Management: The management structure should be laid out dictating who manages and who has what roles.

Why Operating Agreements Are Important

There are various reasons why having an operating agreement is important. Operating agreements often are able to prevent disputes between members. The operating agreement can be pulled up to clarify any verbal agreements as well.

Finally, the operating agreement will protect the facts of the agreement legally in court, and even protect the limited liability status of the business. Again, operating agreements are not required in every state but it’s in your best interest to create one. A written document that clearly outlines the duties and responsibilities of your members will help ensure compliance.

Why Do You Need an Operating Agreement?

Protect limited liability status of business

The main reason that you would want to make an operating agreement is to make sure that your personal assets are protected. This comes into play when you are looking to have the courts respect your limited personal liability. Especially if you are a single member LLC, without an agreement, the LLC will look a lot like a sole proprietorship.

Clarify Verbal Agreements

Co-owned LLCs are required to document both the decision and profit-sharing protocols. There should also be documentation regarding what to do in the event of departing members. If there is no operating agreement, you and your co-owners will not be able to settle issues regarding finances and management that were once only verbal.

Protect Agreement in eyes of the state

Each state has laws that set the basic operating rules for LLCs. Some of these may not be what you want your LLC to work off of, and therefore you will need to have it stated otherwise in your operating agreement.

How to Create an LLC Operating Agreement

The requirement of an operating agreement depends on the state it was formed in. Despite this, not all states require one.

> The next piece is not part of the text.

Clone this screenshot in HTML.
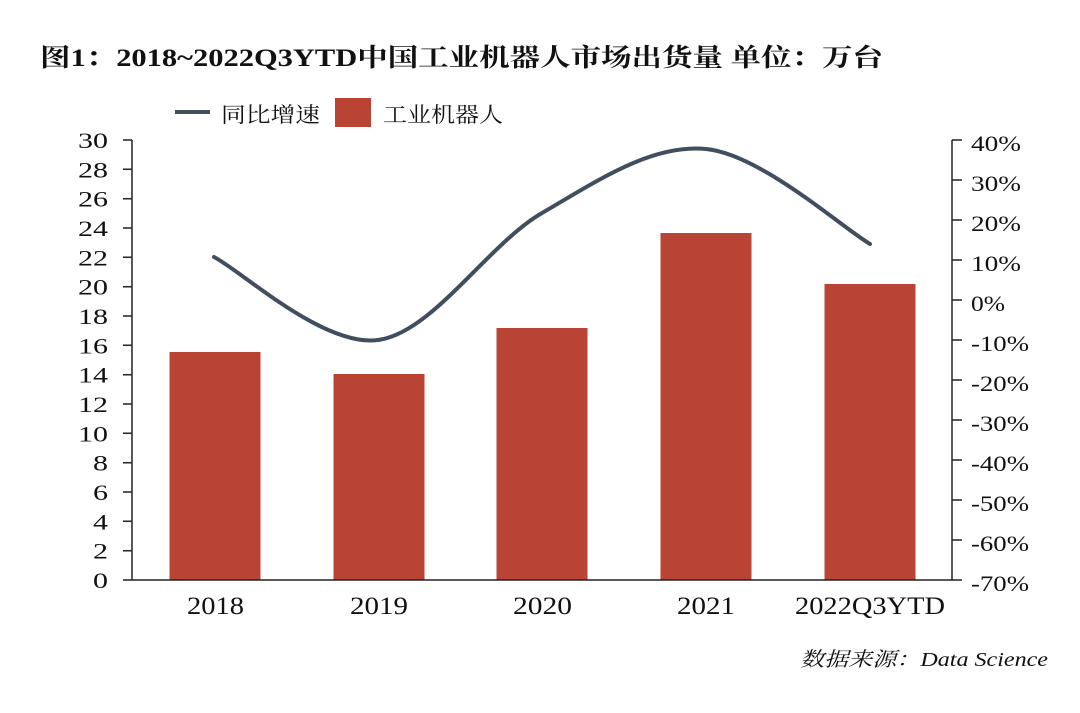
<!DOCTYPE html>
<html><head><meta charset="utf-8"><style>
html,body{margin:0;padding:0;background:#fff;}
svg{display:block;}
.t{font-family:"Liberation Serif","Noto Serif CJK SC",serif;fill:#111;}
</style></head><body>
<svg width="1080" height="713" viewBox="0 0 1080 713" xmlns="http://www.w3.org/2000/svg">
<rect width="1080" height="713" fill="#fff"/>
<text class="t" x="40" y="66" font-size="25" font-weight="700" textLength="843" lengthAdjust="spacingAndGlyphs">图1：2018~2022Q3YTD中国工业机器人市场出货量 单位：万台</text>
<line x1="175" y1="112" x2="210" y2="112" stroke="#414e5e" stroke-width="4"/>
<text class="t" x="221" y="122" font-size="21" textLength="99" lengthAdjust="spacingAndGlyphs" fill="#222">同比增速</text>
<rect x="335" y="98" width="36" height="29" fill="#b94434"/>
<text class="t" x="383" y="122" font-size="21" textLength="120" lengthAdjust="spacingAndGlyphs" fill="#222">工业机器人</text>
<g fill="#b94434">
<rect x="169.5" y="352" width="91" height="228"/>
<rect x="333.5" y="374" width="91" height="206"/>
<rect x="496.5" y="328" width="91" height="252"/>
<rect x="660.5" y="233" width="91" height="347"/>
<rect x="824.5" y="284" width="91" height="296"/>
</g>
<path d="M214,257 C241.3,270.8 323.3,347.3 378,340 C432.7,332.7 487.3,244.8 542,213 C596.7,181.2 651.3,143.8 706,149 C760.7,154.2 842.7,228.2 870,244" fill="none" stroke="#414e5e" stroke-width="4" stroke-linecap="round"/>
<g stroke="#222" stroke-width="1.5" fill="none">
<line x1="132" y1="140" x2="132" y2="580"/>
<line x1="123" y1="580" x2="962" y2="580"/>
<line x1="952" y1="140" x2="952" y2="580"/>
<path d="M123,140H132M123,169.3H132M123,198.7H132M123,228H132M123,257.3H132M123,286.7H132M123,316H132M123,345.3H132M123,374.7H132M123,404H132M123,433.3H132M123,462.7H132M123,492H132M123,521.3H132M123,550.7H132"/>
<path d="M952,140H962M952,180H962M952,220H962M952,260H962M952,300H962M952,340H962M952,380H962M952,420H962M952,460H962M952,500H962M952,540H962"/>
</g>
<g class="t" font-size="22" text-anchor="end">
<text x="108" y="148" textLength="30" lengthAdjust="spacingAndGlyphs">30</text>
<text x="108" y="177.3" textLength="30" lengthAdjust="spacingAndGlyphs">28</text>
<text x="108" y="206.7" textLength="30" lengthAdjust="spacingAndGlyphs">26</text>
<text x="108" y="236" textLength="30" lengthAdjust="spacingAndGlyphs">24</text>
<text x="108" y="265.3" textLength="30" lengthAdjust="spacingAndGlyphs">22</text>
<text x="108" y="294.7" textLength="30" lengthAdjust="spacingAndGlyphs">20</text>
<text x="108" y="324" textLength="30" lengthAdjust="spacingAndGlyphs">18</text>
<text x="108" y="353.3" textLength="30" lengthAdjust="spacingAndGlyphs">16</text>
<text x="108" y="382.7" textLength="30" lengthAdjust="spacingAndGlyphs">14</text>
<text x="108" y="412" textLength="30" lengthAdjust="spacingAndGlyphs">12</text>
<text x="108" y="441.3" textLength="30" lengthAdjust="spacingAndGlyphs">10</text>
<text x="108" y="470.7" textLength="15" lengthAdjust="spacingAndGlyphs">8</text>
<text x="108" y="500" textLength="15" lengthAdjust="spacingAndGlyphs">6</text>
<text x="108" y="529.3" textLength="15" lengthAdjust="spacingAndGlyphs">4</text>
<text x="108" y="558.7" textLength="15" lengthAdjust="spacingAndGlyphs">2</text>
<text x="108" y="588" textLength="15" lengthAdjust="spacingAndGlyphs">0</text>
</g>
<g class="t" font-size="22">
<text x="971" y="151" textLength="50" lengthAdjust="spacingAndGlyphs">40%</text>
<text x="971" y="191" textLength="50" lengthAdjust="spacingAndGlyphs">30%</text>
<text x="971" y="231" textLength="50" lengthAdjust="spacingAndGlyphs">20%</text>
<text x="971" y="271" textLength="50" lengthAdjust="spacingAndGlyphs">10%</text>
<text x="971" y="311" textLength="34" lengthAdjust="spacingAndGlyphs">0%</text>
<text x="971" y="351" textLength="58" lengthAdjust="spacingAndGlyphs">-10%</text>
<text x="971" y="391" textLength="58" lengthAdjust="spacingAndGlyphs">-20%</text>
<text x="971" y="431" textLength="58" lengthAdjust="spacingAndGlyphs">-30%</text>
<text x="971" y="471" textLength="58" lengthAdjust="spacingAndGlyphs">-40%</text>
<text x="971" y="511" textLength="58" lengthAdjust="spacingAndGlyphs">-50%</text>
<text x="971" y="551" textLength="58" lengthAdjust="spacingAndGlyphs">-60%</text>
<text x="971" y="591" textLength="58" lengthAdjust="spacingAndGlyphs">-70%</text>
</g>
<g class="t" font-size="25">
<text x="187" y="614" textLength="57" lengthAdjust="spacingAndGlyphs">2018</text>
<text x="350" y="614" textLength="58" lengthAdjust="spacingAndGlyphs">2019</text>
<text x="513" y="614" textLength="59" lengthAdjust="spacingAndGlyphs">2020</text>
<text x="677" y="614" textLength="58" lengthAdjust="spacingAndGlyphs">2021</text>
<text x="795" y="614" textLength="150" lengthAdjust="spacingAndGlyphs">2022Q3YTD</text>
</g>
<text class="t" x="800" y="666" font-size="20" font-style="italic" textLength="248" lengthAdjust="spacingAndGlyphs" fill="#222">数据来源：Data Science</text>
</svg>
</body></html>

Having said that, it is important to draft one to protect all members involved. Be sure to consult with an attorney to assist with the legal document.

When writing an operating agreement for your LLC, you should include the following details:

  • Company basics: Include company name and address, formation date, as well as registered agent details.
  • Member information: Includes member names and contact details, contributions, all rights, and responsibilities, as well as manager/officer details.
  • Accounting procedures: When the fiscal year will end, how records will be kept, and any details about profit distribution.
  • Other processes: Such as voting procedures, what happens if a member quits or is found incompetent, how and when the LLC may be dissolved.

Should I Have an Operating Agreement?

It is very important to have an operating agreement for an LLC. Even if your business is set up as a holding company or a regular LLC, this can prevent a lot of trouble in the future. Operating agreements will protect each member within the organization. Although disagreements are never planned, those between business partners can be ruthless. The operating agreement protects everyone.

It is essential to run your LLC with an operating agreement if you wish to be in charge of your business. LLCs will automatically be governed by state laws if they do not have an operating agreement, which can take control from the hands of the members.

Essentially, the operating agreement ensures that all formalities are completed and that the roles are defined within the organization. You will never question the obligations of each member, and the LLC will be a clearly defined entity in the eyes of the law.